» **Source records**
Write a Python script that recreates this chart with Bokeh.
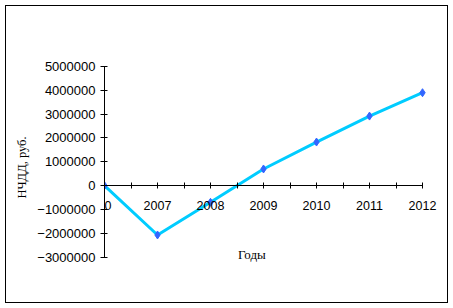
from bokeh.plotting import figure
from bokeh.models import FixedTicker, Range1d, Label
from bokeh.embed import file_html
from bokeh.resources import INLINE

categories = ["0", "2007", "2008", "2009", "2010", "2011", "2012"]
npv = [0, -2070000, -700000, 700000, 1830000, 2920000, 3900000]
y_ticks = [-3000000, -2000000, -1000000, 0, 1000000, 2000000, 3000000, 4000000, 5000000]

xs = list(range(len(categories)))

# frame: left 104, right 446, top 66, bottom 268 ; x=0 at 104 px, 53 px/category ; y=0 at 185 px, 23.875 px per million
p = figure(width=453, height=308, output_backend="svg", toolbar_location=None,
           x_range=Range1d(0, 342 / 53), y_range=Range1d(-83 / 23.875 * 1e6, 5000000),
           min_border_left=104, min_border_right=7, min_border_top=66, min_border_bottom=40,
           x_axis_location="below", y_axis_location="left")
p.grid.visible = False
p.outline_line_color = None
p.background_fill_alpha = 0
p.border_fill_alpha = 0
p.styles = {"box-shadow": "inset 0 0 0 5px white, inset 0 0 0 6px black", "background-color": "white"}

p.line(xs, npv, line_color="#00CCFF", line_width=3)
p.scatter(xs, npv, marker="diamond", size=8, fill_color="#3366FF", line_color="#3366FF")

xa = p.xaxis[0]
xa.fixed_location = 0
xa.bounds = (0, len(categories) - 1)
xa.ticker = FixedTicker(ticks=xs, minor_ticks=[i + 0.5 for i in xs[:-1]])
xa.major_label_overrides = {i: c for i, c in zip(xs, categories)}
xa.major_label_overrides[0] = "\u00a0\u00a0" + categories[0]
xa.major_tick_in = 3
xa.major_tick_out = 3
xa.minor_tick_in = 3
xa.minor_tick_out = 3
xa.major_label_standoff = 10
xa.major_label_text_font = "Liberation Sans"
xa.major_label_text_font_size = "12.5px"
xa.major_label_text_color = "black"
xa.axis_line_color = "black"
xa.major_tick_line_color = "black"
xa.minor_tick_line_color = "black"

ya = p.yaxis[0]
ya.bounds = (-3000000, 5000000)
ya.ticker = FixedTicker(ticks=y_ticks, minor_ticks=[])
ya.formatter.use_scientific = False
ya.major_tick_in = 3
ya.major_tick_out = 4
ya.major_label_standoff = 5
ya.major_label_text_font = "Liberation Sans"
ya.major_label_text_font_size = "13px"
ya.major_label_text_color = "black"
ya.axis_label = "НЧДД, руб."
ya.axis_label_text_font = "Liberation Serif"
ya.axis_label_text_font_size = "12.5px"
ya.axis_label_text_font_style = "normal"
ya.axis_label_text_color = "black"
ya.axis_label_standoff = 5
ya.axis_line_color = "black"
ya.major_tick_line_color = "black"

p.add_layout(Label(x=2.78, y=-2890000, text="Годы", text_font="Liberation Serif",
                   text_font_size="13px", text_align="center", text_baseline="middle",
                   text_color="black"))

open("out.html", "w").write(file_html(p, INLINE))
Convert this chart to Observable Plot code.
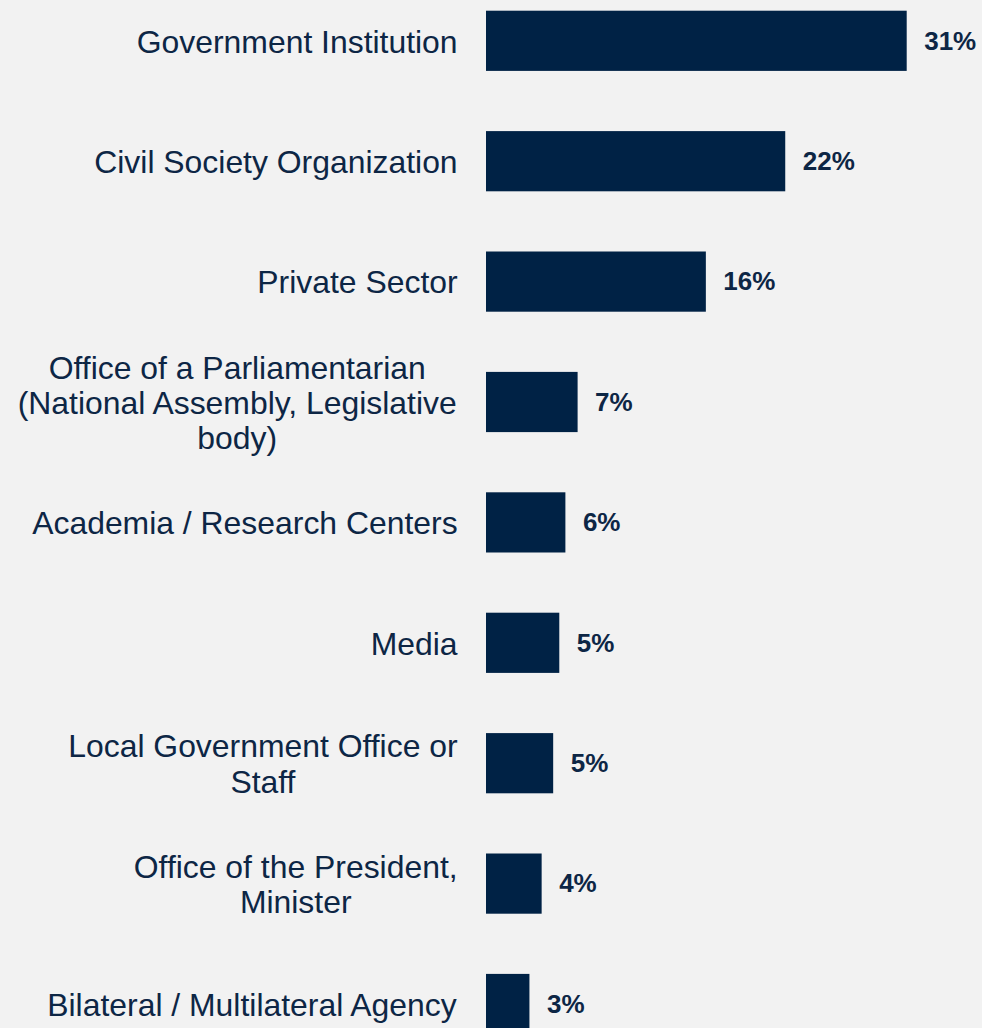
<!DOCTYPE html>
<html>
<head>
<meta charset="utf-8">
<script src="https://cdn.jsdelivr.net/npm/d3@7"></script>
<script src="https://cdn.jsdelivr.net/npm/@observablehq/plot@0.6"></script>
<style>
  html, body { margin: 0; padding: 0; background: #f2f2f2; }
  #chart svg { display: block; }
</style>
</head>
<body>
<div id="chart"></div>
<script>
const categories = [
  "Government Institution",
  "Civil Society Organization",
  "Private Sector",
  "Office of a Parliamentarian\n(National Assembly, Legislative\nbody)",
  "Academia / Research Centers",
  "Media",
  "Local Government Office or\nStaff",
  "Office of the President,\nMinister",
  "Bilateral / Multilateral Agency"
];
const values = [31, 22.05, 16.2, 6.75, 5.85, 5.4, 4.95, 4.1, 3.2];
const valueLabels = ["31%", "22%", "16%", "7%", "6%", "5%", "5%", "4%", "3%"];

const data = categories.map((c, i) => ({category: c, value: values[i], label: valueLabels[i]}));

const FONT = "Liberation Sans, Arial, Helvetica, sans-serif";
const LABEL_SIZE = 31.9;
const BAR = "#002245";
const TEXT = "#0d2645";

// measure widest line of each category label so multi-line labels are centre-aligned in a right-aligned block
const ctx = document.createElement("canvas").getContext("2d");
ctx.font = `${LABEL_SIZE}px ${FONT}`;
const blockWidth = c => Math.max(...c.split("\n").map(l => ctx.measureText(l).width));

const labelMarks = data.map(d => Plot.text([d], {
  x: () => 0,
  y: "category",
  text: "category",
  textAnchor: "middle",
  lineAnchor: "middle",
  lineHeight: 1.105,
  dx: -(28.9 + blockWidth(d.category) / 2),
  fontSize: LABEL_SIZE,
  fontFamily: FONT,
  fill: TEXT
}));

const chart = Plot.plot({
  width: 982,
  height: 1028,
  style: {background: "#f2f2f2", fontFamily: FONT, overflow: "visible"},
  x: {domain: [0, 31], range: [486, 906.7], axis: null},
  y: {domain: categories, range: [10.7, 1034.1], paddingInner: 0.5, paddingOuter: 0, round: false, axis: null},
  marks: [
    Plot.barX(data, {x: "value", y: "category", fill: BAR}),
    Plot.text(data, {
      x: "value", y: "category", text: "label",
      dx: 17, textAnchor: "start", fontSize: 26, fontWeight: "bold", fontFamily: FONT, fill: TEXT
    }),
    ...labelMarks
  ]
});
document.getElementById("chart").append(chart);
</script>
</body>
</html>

» **Aim of the task**
Exactly reproduce each record, leaving out any pictures.

» **Complete response**
Write a Python script that recreates this chart with Bokeh.
from bokeh.plotting import figure
from bokeh.models import FixedTicker, Range1d, Label
from bokeh.embed import file_html
from bokeh.resources import INLINE

categories = ["0", "2007", "2008", "2009", "2010", "2011", "2012"]
npv = [0, -2070000, -700000, 700000, 1830000, 2920000, 3900000]
y_ticks = [-3000000, -2000000, -1000000, 0, 1000000, 2000000, 3000000, 4000000, 5000000]

xs = list(range(len(categories)))

# frame: left 104, right 446, top 66, bottom 268 ; x=0 at 104 px, 53 px/category ; y=0 at 185 px, 23.875 px per million
p = figure(width=453, height=308, output_backend="svg", toolbar_location=None,
           x_range=Range1d(0, 342 / 53), y_range=Range1d(-83 / 23.875 * 1e6, 5000000),
           min_border_left=104, min_border_right=7, min_border_top=66, min_border_bottom=40,
           x_axis_location="below", y_axis_location="left")
p.grid.visible = False
p.outline_line_color = None
p.background_fill_alpha = 0
p.border_fill_alpha = 0
p.styles = {"box-shadow": "inset 0 0 0 5px white, inset 0 0 0 6px black", "background-color": "white"}

p.line(xs, npv, line_color="#00CCFF", line_width=3)
p.scatter(xs, npv, marker="diamond", size=8, fill_color="#3366FF", line_color="#3366FF")

xa = p.xaxis[0]
xa.fixed_location = 0
xa.bounds = (0, len(categories) - 1)
xa.ticker = FixedTicker(ticks=xs, minor_ticks=[i + 0.5 for i in xs[:-1]])
xa.major_label_overrides = {i: c for i, c in zip(xs, categories)}
xa.major_label_overrides[0] = "\u00a0\u00a0" + categories[0]
xa.major_tick_in = 3
xa.major_tick_out = 3
xa.minor_tick_in = 3
xa.minor_tick_out = 3
xa.major_label_standoff = 10
xa.major_label_text_font = "Liberation Sans"
xa.major_label_text_font_size = "12.5px"
xa.major_label_text_color = "black"
xa.axis_line_color = "black"
xa.major_tick_line_color = "black"
xa.minor_tick_line_color = "black"

ya = p.yaxis[0]
ya.bounds = (-3000000, 5000000)
ya.ticker = FixedTicker(ticks=y_ticks, minor_ticks=[])
ya.formatter.use_scientific = False
ya.major_tick_in = 3
ya.major_tick_out = 4
ya.major_label_standoff = 5
ya.major_label_text_font = "Liberation Sans"
ya.major_label_text_font_size = "13px"
ya.major_label_text_color = "black"
ya.axis_label = "НЧДД, руб."
ya.axis_label_text_font = "Liberation Serif"
ya.axis_label_text_font_size = "12.5px"
ya.axis_label_text_font_style = "normal"
ya.axis_label_text_color = "black"
ya.axis_label_standoff = 5
ya.axis_line_color = "black"
ya.major_tick_line_color = "black"

p.add_layout(Label(x=2.78, y=-2890000, text="Годы", text_font="Liberation Serif",
                   text_font_size="13px", text_align="center", text_baseline="middle",
                   text_color="black"))

open("out.html", "w").write(file_html(p, INLINE))
Convert this chart to Observable Plot code.
<!DOCTYPE html>
<html>
<head>
<meta charset="utf-8">
<script src="https://cdn.jsdelivr.net/npm/d3@7"></script>
<script src="https://cdn.jsdelivr.net/npm/@observablehq/plot@0.6"></script>
<style>
  html, body { margin: 0; padding: 0; background: #f2f2f2; }
  #chart svg { display: block; }
</style>
</head>
<body>
<div id="chart"></div>
<script>
const categories = [
  "Government Institution",
  "Civil Society Organization",
  "Private Sector",
  "Office of a Parliamentarian\n(National Assembly, Legislative\nbody)",
  "Academia / Research Centers",
  "Media",
  "Local Government Office or\nStaff",
  "Office of the President,\nMinister",
  "Bilateral / Multilateral Agency"
];
const values = [31, 22.05, 16.2, 6.75, 5.85, 5.4, 4.95, 4.1, 3.2];
const valueLabels = ["31%", "22%", "16%", "7%", "6%", "5%", "5%", "4%", "3%"];

const data = categories.map((c, i) => ({category: c, value: values[i], label: valueLabels[i]}));

const FONT = "Liberation Sans, Arial, Helvetica, sans-serif";
const LABEL_SIZE = 31.9;
const BAR = "#002245";
const TEXT = "#0d2645";

// measure widest line of each category label so multi-line labels are centre-aligned in a right-aligned block
const ctx = document.createElement("canvas").getContext("2d");
ctx.font = `${LABEL_SIZE}px ${FONT}`;
const blockWidth = c => Math.max(...c.split("\n").map(l => ctx.measureText(l).width));

const labelMarks = data.map(d => Plot.text([d], {
  x: () => 0,
  y: "category",
  text: "category",
  textAnchor: "middle",
  lineAnchor: "middle",
  lineHeight: 1.105,
  dx: -(28.9 + blockWidth(d.category) / 2),
  fontSize: LABEL_SIZE,
  fontFamily: FONT,
  fill: TEXT
}));

const chart = Plot.plot({
  width: 982,
  height: 1028,
  style: {background: "#f2f2f2", fontFamily: FONT, overflow: "visible"},
  x: {domain: [0, 31], range: [486, 906.7], axis: null},
  y: {domain: categories, range: [10.7, 1034.1], paddingInner: 0.5, paddingOuter: 0, round: false, axis: null},
  marks: [
    Plot.barX(data, {x: "value", y: "category", fill: BAR}),
    Plot.text(data, {
      x: "value", y: "category", text: "label",
      dx: 17, textAnchor: "start", fontSize: 26, fontWeight: "bold", fontFamily: FONT, fill: TEXT
    }),
    ...labelMarks
  ]
});
document.getElementById("chart").append(chart);
</script>
</body>
</html>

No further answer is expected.